时      间：2017-11-29 10:30--11:30

地      点：学院401

报告人简介:

       安教授先后本科、硕士毕业于中南大学，博士毕业于香港理工大学，现任暨南大学数学系副教授，硕士生导师，暨南大学“双百英才”培养对象，广东省“千百十”校级培养对象，广东省计算数学会常务理事兼副秘书长。主要研究兴趣球面布点与球面t-设计。主持国家自然科学基金二项，省部级自然基金一项目，多次应邀访问国内外著名学术机构。

摘      要：

      We draw our attention on the unit sphere in three dimensional Euclidean space. A set of N points on the unit sphere is a spherical t-design if the average value of any polynomial of degree at most t over N is equal to the average value of the polynomial over the sphere.
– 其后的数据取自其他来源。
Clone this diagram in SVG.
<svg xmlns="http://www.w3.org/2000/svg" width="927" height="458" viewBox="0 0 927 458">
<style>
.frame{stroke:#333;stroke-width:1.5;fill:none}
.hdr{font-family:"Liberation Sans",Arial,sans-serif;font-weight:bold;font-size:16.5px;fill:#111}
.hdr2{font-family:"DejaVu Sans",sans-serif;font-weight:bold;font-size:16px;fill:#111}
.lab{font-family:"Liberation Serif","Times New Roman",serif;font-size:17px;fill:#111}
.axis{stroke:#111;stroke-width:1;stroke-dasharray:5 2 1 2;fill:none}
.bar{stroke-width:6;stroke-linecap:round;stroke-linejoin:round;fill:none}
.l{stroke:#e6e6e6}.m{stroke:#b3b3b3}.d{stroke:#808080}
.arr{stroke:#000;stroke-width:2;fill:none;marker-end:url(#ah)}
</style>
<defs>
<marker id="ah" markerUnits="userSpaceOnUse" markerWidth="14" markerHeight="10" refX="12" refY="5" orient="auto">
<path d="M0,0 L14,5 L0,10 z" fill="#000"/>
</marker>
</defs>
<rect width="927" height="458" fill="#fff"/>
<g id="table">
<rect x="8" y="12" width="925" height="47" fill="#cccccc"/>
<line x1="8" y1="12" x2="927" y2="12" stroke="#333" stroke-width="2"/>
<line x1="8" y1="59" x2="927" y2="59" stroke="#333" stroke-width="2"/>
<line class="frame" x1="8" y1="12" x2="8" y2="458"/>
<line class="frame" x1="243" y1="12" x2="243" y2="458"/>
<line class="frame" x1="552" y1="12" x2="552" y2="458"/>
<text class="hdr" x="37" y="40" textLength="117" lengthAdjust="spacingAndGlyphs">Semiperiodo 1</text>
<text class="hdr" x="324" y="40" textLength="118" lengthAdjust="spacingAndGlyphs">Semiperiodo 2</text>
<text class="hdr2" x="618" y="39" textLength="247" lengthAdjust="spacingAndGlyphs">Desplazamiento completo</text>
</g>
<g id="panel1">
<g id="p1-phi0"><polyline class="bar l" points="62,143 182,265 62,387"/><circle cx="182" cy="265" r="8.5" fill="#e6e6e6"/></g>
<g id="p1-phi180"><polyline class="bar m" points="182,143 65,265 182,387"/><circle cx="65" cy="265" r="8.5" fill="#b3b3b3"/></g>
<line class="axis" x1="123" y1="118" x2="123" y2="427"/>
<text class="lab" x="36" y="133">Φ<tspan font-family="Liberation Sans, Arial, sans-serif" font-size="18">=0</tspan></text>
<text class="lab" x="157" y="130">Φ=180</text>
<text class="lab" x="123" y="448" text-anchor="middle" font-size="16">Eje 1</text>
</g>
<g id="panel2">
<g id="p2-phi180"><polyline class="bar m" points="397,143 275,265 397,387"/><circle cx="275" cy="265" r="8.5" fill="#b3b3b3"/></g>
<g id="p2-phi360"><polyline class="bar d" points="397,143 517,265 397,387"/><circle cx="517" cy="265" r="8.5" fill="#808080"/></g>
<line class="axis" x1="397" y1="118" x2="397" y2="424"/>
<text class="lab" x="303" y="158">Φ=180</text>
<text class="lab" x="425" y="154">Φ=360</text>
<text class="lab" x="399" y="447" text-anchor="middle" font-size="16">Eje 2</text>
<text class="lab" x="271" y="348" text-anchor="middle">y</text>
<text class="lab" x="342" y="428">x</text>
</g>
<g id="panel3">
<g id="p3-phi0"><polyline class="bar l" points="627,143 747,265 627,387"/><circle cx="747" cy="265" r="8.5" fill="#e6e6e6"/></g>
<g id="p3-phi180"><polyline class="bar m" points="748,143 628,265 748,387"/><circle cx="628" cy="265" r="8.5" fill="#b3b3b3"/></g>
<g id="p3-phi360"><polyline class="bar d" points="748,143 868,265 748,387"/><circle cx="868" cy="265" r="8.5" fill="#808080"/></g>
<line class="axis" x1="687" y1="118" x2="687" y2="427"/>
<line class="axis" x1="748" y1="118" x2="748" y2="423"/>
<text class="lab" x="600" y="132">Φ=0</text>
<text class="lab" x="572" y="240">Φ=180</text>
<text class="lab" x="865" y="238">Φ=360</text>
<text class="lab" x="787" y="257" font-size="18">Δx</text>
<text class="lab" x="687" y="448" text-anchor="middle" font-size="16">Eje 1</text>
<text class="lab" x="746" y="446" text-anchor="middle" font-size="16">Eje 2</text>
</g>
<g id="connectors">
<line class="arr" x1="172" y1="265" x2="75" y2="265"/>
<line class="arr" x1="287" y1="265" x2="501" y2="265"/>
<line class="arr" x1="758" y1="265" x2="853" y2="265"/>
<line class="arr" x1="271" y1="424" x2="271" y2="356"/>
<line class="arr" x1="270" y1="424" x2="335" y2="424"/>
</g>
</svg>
The last forty years have witnessed prosperous developments in theory and applications of spherical t-designs. Let integer t>0 be given. The most important question is how to construct a spherical t-design by minimal N. It is commonly conjectured that N=frac{1}{2}t^2+o(t^2) point exists, but there is no proof. In this talk, we firstly review recent results on numerical construction of spherical t-designs by various of methods: nonlinear equations/interval analysis, variational characterization, nonlinear least squares, optimization on Riemannian manifolds. Consequently, numerical approximation to singular integral over the sphere by using well-conditioned spherical t-designs are also discussed.